* **Source data**
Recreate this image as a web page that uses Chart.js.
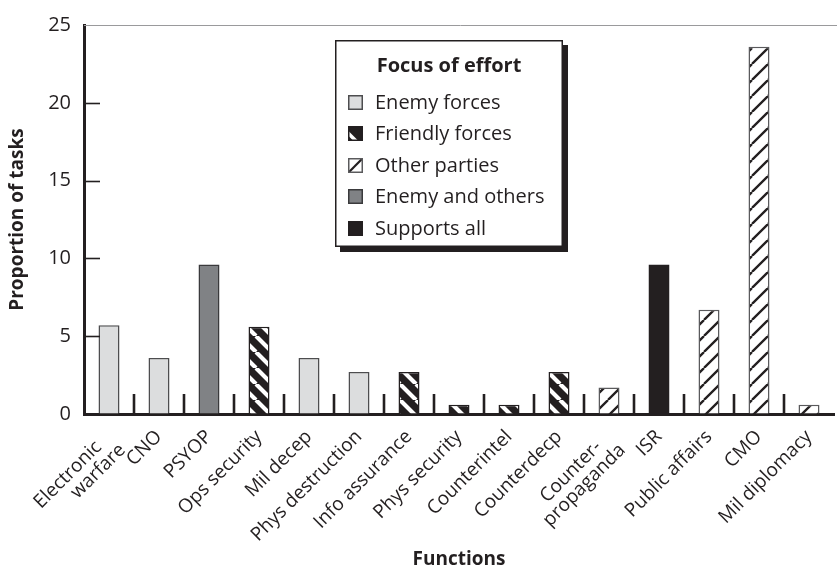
<!DOCTYPE html>
<html><head><meta charset="utf-8">
<script src="https://cdn.jsdelivr.net/npm/chart.js@4"></script>
<style>html,body{margin:0;padding:0;background:#fff}#wrap{width:837px;height:571px;position:relative}</style>
</head><body><div id="wrap"><canvas id="c"></canvas></div>
<script>
const categories = [["Electronic   ","warfare"],"CNO","PSYOP","Ops security","Mil decep","Phys destruction","Info assurance","Phys security","Counterintel","Counterdecp",["Counter-   ","propaganda"],"ISR","Public affairs","CMO","Mil diplomacy"];
const values = [5.7,3.6,9.6,5.6,3.6,2.7,2.7,0.6,0.6,2.7,1.7,9.6,6.7,23.6,0.6];
// focus group index of each function
const focus = [0,0,3,1,0,0,1,1,1,1,2,4,2,2,2];
const focusNames = ["Enemy forces","Friendly forces","Other parties","Enemy and others","Supports all"];
const legendTitle = "Focus of effort";
const yTicks = [0,5,10,15,20,25];

const INK = '#231f20';
const FONT = "'Open Sans', 'Noto Sans', sans-serif";

function hatch(bg, fg, dir, w){
  const s = 16, c = document.createElement('canvas');
  c.width = c.height = s;
  const g = c.getContext('2d');
  g.fillStyle = bg; g.fillRect(0,0,s,s);
  g.strokeStyle = fg; g.lineWidth = w; g.beginPath();
  for (let x = -s; x <= s; x += s){
    if (dir === '\\'){ g.moveTo(x,0); g.lineTo(x+s,s); }
    else { g.moveTo(x,s); g.lineTo(x+s,0); }
  }
  g.stroke();
  return g.createPattern(c,'repeat');
}
const fills = [
  '#dcddde',
  hatch(INK,'#ffffff','\\',4.2),
  hatch('#ffffff',INK,'/',2.3),
  '#808285',
  INK
];
const borders = ['#4d4d4f', INK, '#5a5a5c', '#3a3a3c', INK];

const decor = {
  id:'decor',
  afterDraw(chart){
    const {ctx, chartArea:a, scales:{x, y}} = chart;
    ctx.save();
    // top line
    ctx.strokeStyle = '#9a9a9c'; ctx.lineWidth = 1;
    ctx.beginPath(); ctx.moveTo(a.left, a.top+0.5); ctx.lineTo(chart.width, a.top+0.5); ctx.stroke();
    // inward y ticks
    ctx.strokeStyle = INK; ctx.lineWidth = 1.6;
    yTicks.forEach(v => { if (v>0 && v<25){ const py = Math.round(y.getPixelForValue(v))+0.5; ctx.beginPath(); ctx.moveTo(a.left, py); ctx.lineTo(a.left+16, py); ctx.stroke(); }});
    // category boundary ticks
    ctx.lineWidth = 2.6;
    for (let i=1;i<categories.length;i++){
      const px = (x.getPixelForValue(i-1)+x.getPixelForValue(i))/2;
      ctx.beginPath(); ctx.moveTo(px, a.bottom); ctx.lineTo(px, a.bottom-20); ctx.stroke();
    }
    // legend box
    const bx=335, by=40, bw=228, bh=207;
    ctx.fillStyle = INK; ctx.fillRect(bx+5, by+5, bw, bh);
    ctx.fillStyle = '#fff'; ctx.fillRect(bx, by, bw, bh);
    ctx.strokeStyle = INK; ctx.lineWidth = 1.5; ctx.strokeRect(bx+0.75, by+0.75, bw-1.5, bh-1.5);
    ctx.fillStyle = INK; ctx.textBaseline='middle';
    ctx.font = "bold 20px "+FONT; ctx.textAlign='center';
    ctx.fillText(legendTitle, 449, 66);
    ctx.font = "20px "+FONT; ctx.textAlign='left';
    focusNames.forEach((n,i)=>{
      const cy = 102 + i*31.5, sx=348, sy=Math.round(cy-7.5), s=15;
      ctx.save();
      ctx.beginPath(); ctx.rect(sx,sy,s,s); ctx.clip();
      if (i===1){ ctx.fillStyle=INK; ctx.fillRect(sx,sy,s,s); ctx.strokeStyle='#fff'; ctx.lineWidth=3.5; ctx.beginPath(); ctx.moveTo(sx-3,sy+4); ctx.lineTo(sx+s-4,sy+s+3); ctx.stroke(); }
      else if (i===2){ ctx.fillStyle='#fff'; ctx.fillRect(sx,sy,s,s); ctx.strokeStyle=INK; ctx.lineWidth=2.2; ctx.beginPath(); ctx.moveTo(sx,sy+s); ctx.lineTo(sx+s,sy); ctx.stroke(); }
      else { ctx.fillStyle = fills[i]; ctx.fillRect(sx,sy,s,s); }
      ctx.restore();
      ctx.strokeStyle = borders[i]; ctx.lineWidth=1.5; ctx.strokeRect(sx+0.75,sy+0.75,s-1.5,s-1.5);
      ctx.fillStyle = INK;
      ctx.fillText(n, 375, cy+1);
    });
    ctx.restore();
  }
};

new Chart(document.getElementById('c'), {
  type:'bar',
  data:{
    labels: categories,
    datasets:[{
      data: values,
      backgroundColor: focus.map(f=>fills[f]),
      borderColor: focus.map(f=>borders[f]),
      borderWidth: 1.5,
      borderSkipped: 'bottom',
      barPercentage: 0.42,
      categoryPercentage: 1
    }]
  },
  options:{
    responsive:true, maintainAspectRatio:false, animation:false,
    layout:{padding:{top:15, right:3, left:0, bottom:0}},
    plugins:{legend:{display:false}, tooltip:{enabled:false}},
    scales:{
      x:{
        grid:{display:true, drawOnChartArea:false, drawTicks:false},
        border:{display:true, color:INK, width:3},
        ticks:{autoSkip:false, minRotation:45, maxRotation:45, padding:13, labelOffset:0, color:INK, font:{family:FONT, size:19, lineHeight:1.0}},
        title:{display:true, text:'Functions', color:INK, font:{family:FONT, size:19, weight:'bold'}, padding:{top:0,bottom:0}},
        afterFit(s){ s.height = 157; }
      },
      y:{
        min:0, max:25,
        afterBuildTicks(s){ s.ticks = yTicks.map(v=>({value:v})); },
        grid:{display:true, drawOnChartArea:false, drawTicks:false},
        border:{display:true, color:INK, width:3},
        ticks:{padding:13, color:INK, font:{family:FONT, size:20}},
        title:{display:true, text:'Proportion of tasks', color:INK, font:{family:FONT, size:19, weight:'bold'}, padding:{top:6,bottom:0}},
        afterFit(s){ s.width = 84; }
      }
    }
  },
  plugins:[decor]
});
</script></body></html>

* **Exercise prompt**
Write out the material above once more, exactly as it reads, with no pictures.

* **Result of the exercise**
Recreate this image as a web page that uses Chart.js.
<!DOCTYPE html>
<html><head><meta charset="utf-8">
<script src="https://cdn.jsdelivr.net/npm/chart.js@4"></script>
<style>html,body{margin:0;padding:0;background:#fff}#wrap{width:837px;height:571px;position:relative}</style>
</head><body><div id="wrap"><canvas id="c"></canvas></div>
<script>
const categories = [["Electronic   ","warfare"],"CNO","PSYOP","Ops security","Mil decep","Phys destruction","Info assurance","Phys security","Counterintel","Counterdecp",["Counter-   ","propaganda"],"ISR","Public affairs","CMO","Mil diplomacy"];
const values = [5.7,3.6,9.6,5.6,3.6,2.7,2.7,0.6,0.6,2.7,1.7,9.6,6.7,23.6,0.6];
// focus group index of each function
const focus = [0,0,3,1,0,0,1,1,1,1,2,4,2,2,2];
const focusNames = ["Enemy forces","Friendly forces","Other parties","Enemy and others","Supports all"];
const legendTitle = "Focus of effort";
const yTicks = [0,5,10,15,20,25];

const INK = '#231f20';
const FONT = "'Open Sans', 'Noto Sans', sans-serif";

function hatch(bg, fg, dir, w){
  const s = 16, c = document.createElement('canvas');
  c.width = c.height = s;
  const g = c.getContext('2d');
  g.fillStyle = bg; g.fillRect(0,0,s,s);
  g.strokeStyle = fg; g.lineWidth = w; g.beginPath();
  for (let x = -s; x <= s; x += s){
    if (dir === '\\'){ g.moveTo(x,0); g.lineTo(x+s,s); }
    else { g.moveTo(x,s); g.lineTo(x+s,0); }
  }
  g.stroke();
  return g.createPattern(c,'repeat');
}
const fills = [
  '#dcddde',
  hatch(INK,'#ffffff','\\',4.2),
  hatch('#ffffff',INK,'/',2.3),
  '#808285',
  INK
];
const borders = ['#4d4d4f', INK, '#5a5a5c', '#3a3a3c', INK];

const decor = {
  id:'decor',
  afterDraw(chart){
    const {ctx, chartArea:a, scales:{x, y}} = chart;
    ctx.save();
    // top line
    ctx.strokeStyle = '#9a9a9c'; ctx.lineWidth = 1;
    ctx.beginPath(); ctx.moveTo(a.left, a.top+0.5); ctx.lineTo(chart.width, a.top+0.5); ctx.stroke();
    // inward y ticks
    ctx.strokeStyle = INK; ctx.lineWidth = 1.6;
    yTicks.forEach(v => { if (v>0 && v<25){ const py = Math.round(y.getPixelForValue(v))+0.5; ctx.beginPath(); ctx.moveTo(a.left, py); ctx.lineTo(a.left+16, py); ctx.stroke(); }});
    // category boundary ticks
    ctx.lineWidth = 2.6;
    for (let i=1;i<categories.length;i++){
      const px = (x.getPixelForValue(i-1)+x.getPixelForValue(i))/2;
      ctx.beginPath(); ctx.moveTo(px, a.bottom); ctx.lineTo(px, a.bottom-20); ctx.stroke();
    }
    // legend box
    const bx=335, by=40, bw=228, bh=207;
    ctx.fillStyle = INK; ctx.fillRect(bx+5, by+5, bw, bh);
    ctx.fillStyle = '#fff'; ctx.fillRect(bx, by, bw, bh);
    ctx.strokeStyle = INK; ctx.lineWidth = 1.5; ctx.strokeRect(bx+0.75, by+0.75, bw-1.5, bh-1.5);
    ctx.fillStyle = INK; ctx.textBaseline='middle';
    ctx.font = "bold 20px "+FONT; ctx.textAlign='center';
    ctx.fillText(legendTitle, 449, 66);
    ctx.font = "20px "+FONT; ctx.textAlign='left';
    focusNames.forEach((n,i)=>{
      const cy = 102 + i*31.5, sx=348, sy=Math.round(cy-7.5), s=15;
      ctx.save();
      ctx.beginPath(); ctx.rect(sx,sy,s,s); ctx.clip();
      if (i===1){ ctx.fillStyle=INK; ctx.fillRect(sx,sy,s,s); ctx.strokeStyle='#fff'; ctx.lineWidth=3.5; ctx.beginPath(); ctx.moveTo(sx-3,sy+4); ctx.lineTo(sx+s-4,sy+s+3); ctx.stroke(); }
      else if (i===2){ ctx.fillStyle='#fff'; ctx.fillRect(sx,sy,s,s); ctx.strokeStyle=INK; ctx.lineWidth=2.2; ctx.beginPath(); ctx.moveTo(sx,sy+s); ctx.lineTo(sx+s,sy); ctx.stroke(); }
      else { ctx.fillStyle = fills[i]; ctx.fillRect(sx,sy,s,s); }
      ctx.restore();
      ctx.strokeStyle = borders[i]; ctx.lineWidth=1.5; ctx.strokeRect(sx+0.75,sy+0.75,s-1.5,s-1.5);
      ctx.fillStyle = INK;
      ctx.fillText(n, 375, cy+1);
    });
    ctx.restore();
  }
};

new Chart(document.getElementById('c'), {
  type:'bar',
  data:{
    labels: categories,
    datasets:[{
      data: values,
      backgroundColor: focus.map(f=>fills[f]),
      borderColor: focus.map(f=>borders[f]),
      borderWidth: 1.5,
      borderSkipped: 'bottom',
      barPercentage: 0.42,
      categoryPercentage: 1
    }]
  },
  options:{
    responsive:true, maintainAspectRatio:false, animation:false,
    layout:{padding:{top:15, right:3, left:0, bottom:0}},
    plugins:{legend:{display:false}, tooltip:{enabled:false}},
    scales:{
      x:{
        grid:{display:true, drawOnChartArea:false, drawTicks:false},
        border:{display:true, color:INK, width:3},
        ticks:{autoSkip:false, minRotation:45, maxRotation:45, padding:13, labelOffset:0, color:INK, font:{family:FONT, size:19, lineHeight:1.0}},
        title:{display:true, text:'Functions', color:INK, font:{family:FONT, size:19, weight:'bold'}, padding:{top:0,bottom:0}},
        afterFit(s){ s.height = 157; }
      },
      y:{
        min:0, max:25,
        afterBuildTicks(s){ s.ticks = yTicks.map(v=>({value:v})); },
        grid:{display:true, drawOnChartArea:false, drawTicks:false},
        border:{display:true, color:INK, width:3},
        ticks:{padding:13, color:INK, font:{family:FONT, size:20}},
        title:{display:true, text:'Proportion of tasks', color:INK, font:{family:FONT, size:19, weight:'bold'}, padding:{top:6,bottom:0}},
        afterFit(s){ s.width = 84; }
      }
    }
  },
  plugins:[decor]
});
</script></body></html>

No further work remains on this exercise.